Design Review of Passagemaker Lite 39 in Wooden Boat Magazine, June 2012
Wooden Boat, Issue 226, June 2012

A Study in Efficiency: Passagemaker Lite 39... A boat that will top out at a very respectable 12 knots and be able to cruise for almost a week at 9 knots. A 7-knot cruising speed will give you a limit of pretty close to 4,000 miles...At this rate you will burn a mere 0.9 gallon per hour, or 7.8 miles per gallon. Pretty good mileage considering you are bringing your home with you...And a pretty nice home too. For a live-aboard couple, it's hard to see how to improve it...

Off the Drawing Board: Passagemaker Lite 46, 56, and 80 PDF
Art Paine, Maine Boats and Harbors, Issue 76, Autumn 2003

There is nothing new to the idea of thin, light, seaworthy, and fast powerboats, and Tad Roberts has been inspired by several of those of the past. To Roberts, these boats brought to mind a glaring question: Why didn't the whole world flock to these sensible and efficient pleasure powerboat designs? He answered that question by identifying the elements that limited the type, and, in his Lite designs, addressed them. All in all, the Passagemaker Lite series is masterful work.

Read articles by Tad Roberts about Passagemaker Lite:

Read more on the Passagemaker Lite web site:

  • Passagemaker Lite web site

  • Passagemaker Lite design series is Tad Roberts' modern, lightweight, fuel-efficient re-statement of the fast, seaworthy, long-range power cruiser. There are now two series, the orginal traditional one and a modern one, in lengths from 39' to 98'.

Designer's Comments

The PL 39 was created at the request of a client for something more modest than my larger PL 46 and 56. This client already owned a single large diesel and so we deviated from the original twin engine aft formula which worked well in the larger boats.

In these boats the fuel load is the largest single weight and the entire design revolves around the amidships placement of that. So the layout stemmed from the fuel tank placement under the pilothouse with main engine aft of the tanks in the galley area. While this arrangement lacks an obvious engineroom (main engine being installed in a box in the galley) there is a large “pump room” under the pilothouse forward of the fuel tanks. The starting battery is alongside the engine and the house battery bank is aft on centerline under the settee. Water tanks are under the aft cockpit.
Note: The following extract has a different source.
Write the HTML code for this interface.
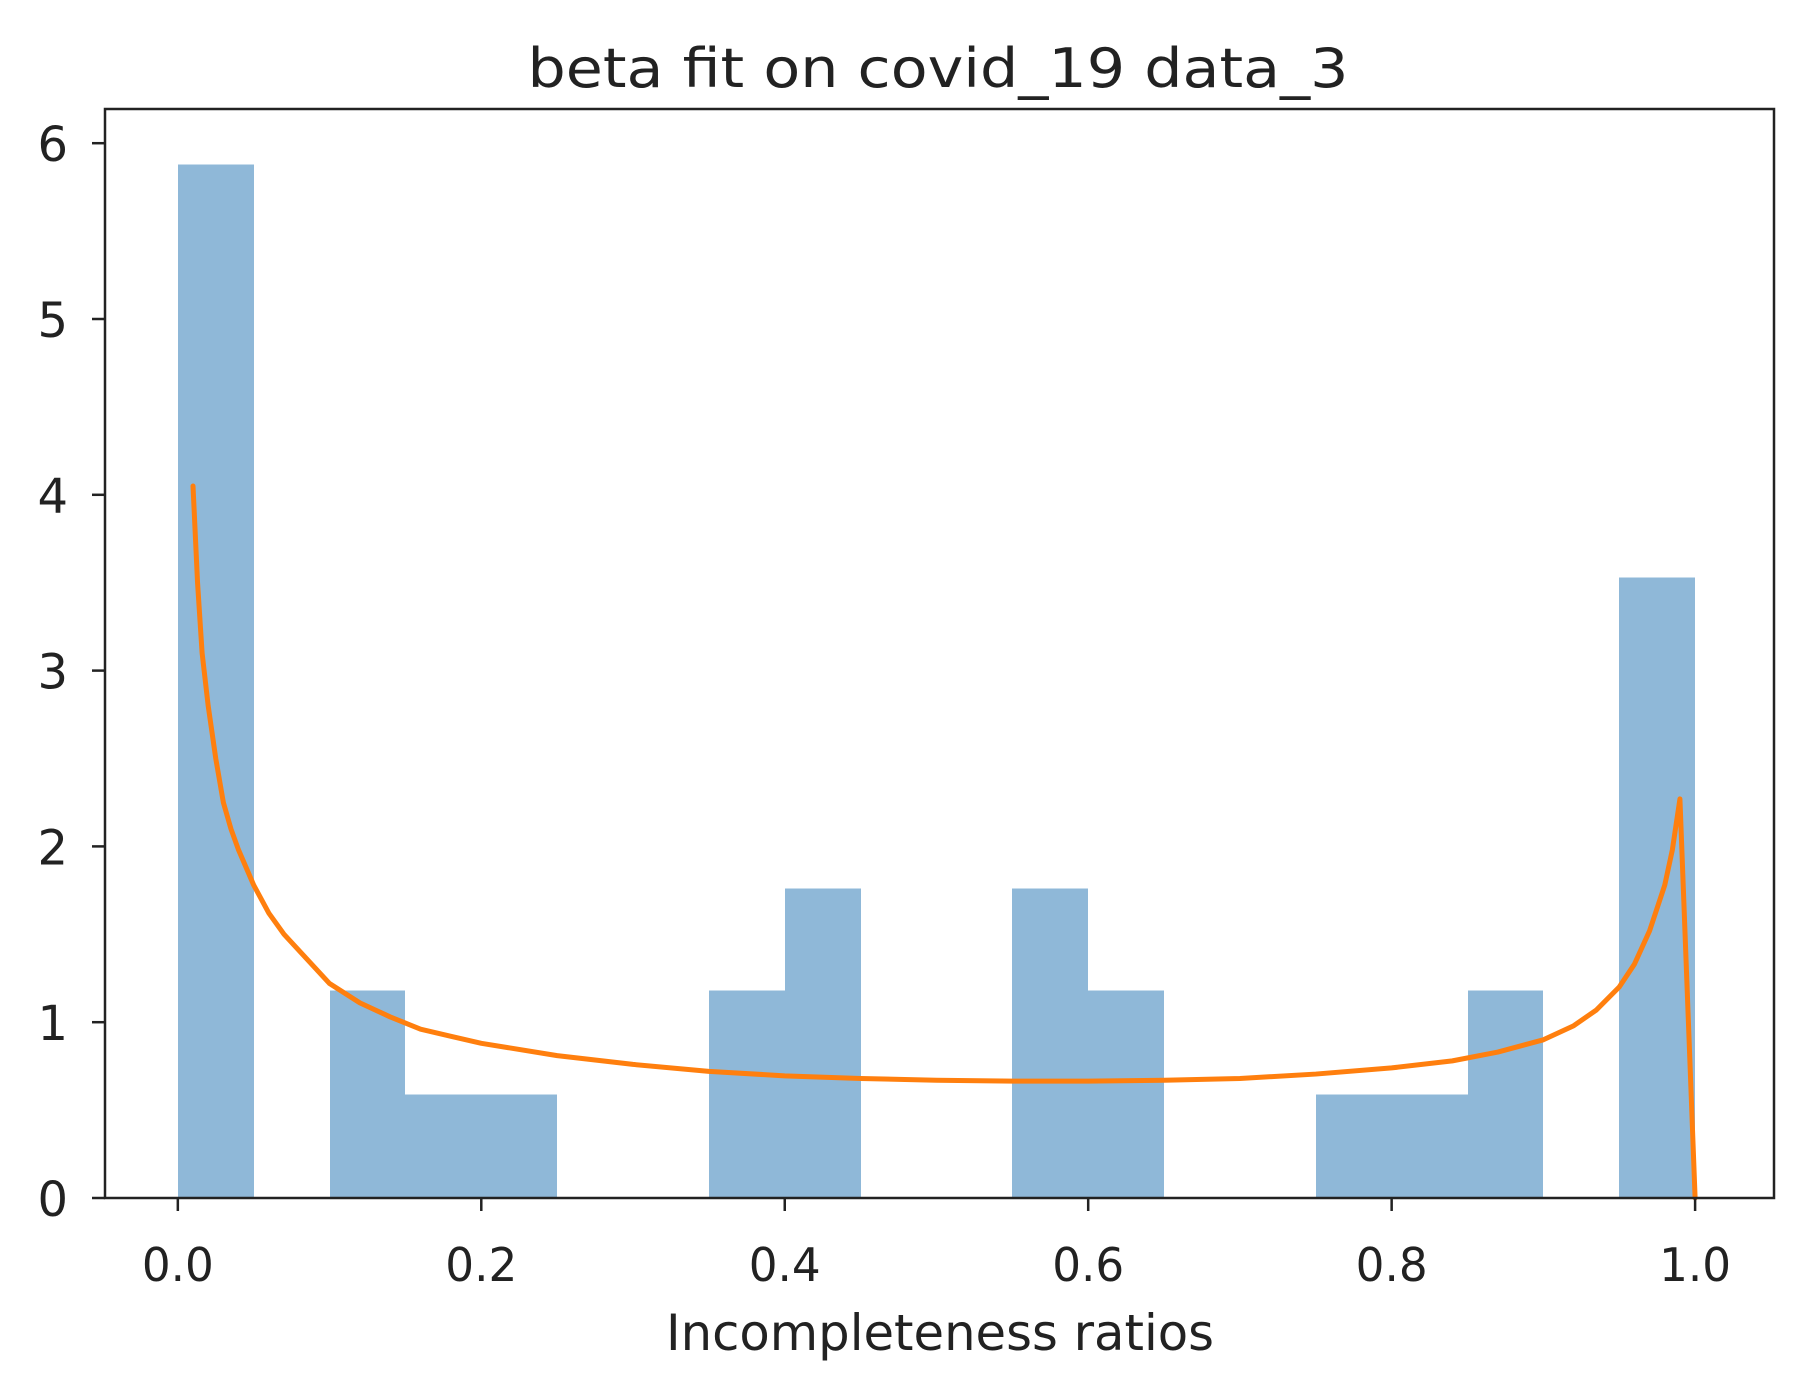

I choose the raised deck for a number of reasons; strength, simple construction, maximum interior volume, and a high angle of vanishing stability. With these high topsides maximum righting arm is well above 45 degrees. The downside of lighter boats at sea is quicker motion, roll period for the PL type is around 2.5 seconds, this takes some getting used to. To alleviate this quick motion I’ve reduced heights above the roll center (approximately DWL) and placed the main cabin sole below the waterline. Like a sailboat when it’s really rough the most comfortable spot will be on the cabin sole.

In my opinion the strongest, stiffest, and fastest (least man hours) construction method for these boats is sheathed strips over NC cut plywood or particle board molds. All longitudinals are laminated Douglass Fir and deck and house are plywood over foam cores.

In looking at this arrangement 9 years after first drawing it, I see some alternatives. One thing we found in the main cabin of the PL46 is that any division really affects visual space. Thus I would move the head out of the aft cabin and place it right forward in the least used part of the boat. Aft of the head I would place a double and a single berth (P&S) with their feet under the pilothouse sole. Then I would move the galley to the port side of the engine box and create a U shaped counter area accessed from aft. This takes the galley out of the main passageway and allows large pantry and storage areas to starboard where the galley is now. Living aboard full time makes one realize just how important large lockers are, you can’t have too many.

The remainder of the boat would stay the same except I would add more ventilators and raise hatches off the deck surface for better ventilation and keeping water out. Also I would absolutely include a sailing rig with jib and (reefing) mainsail. I am amazed at the reasonable progress possible under a very short rig with just minimal keel. This could be a huge benefit over a season's cruising.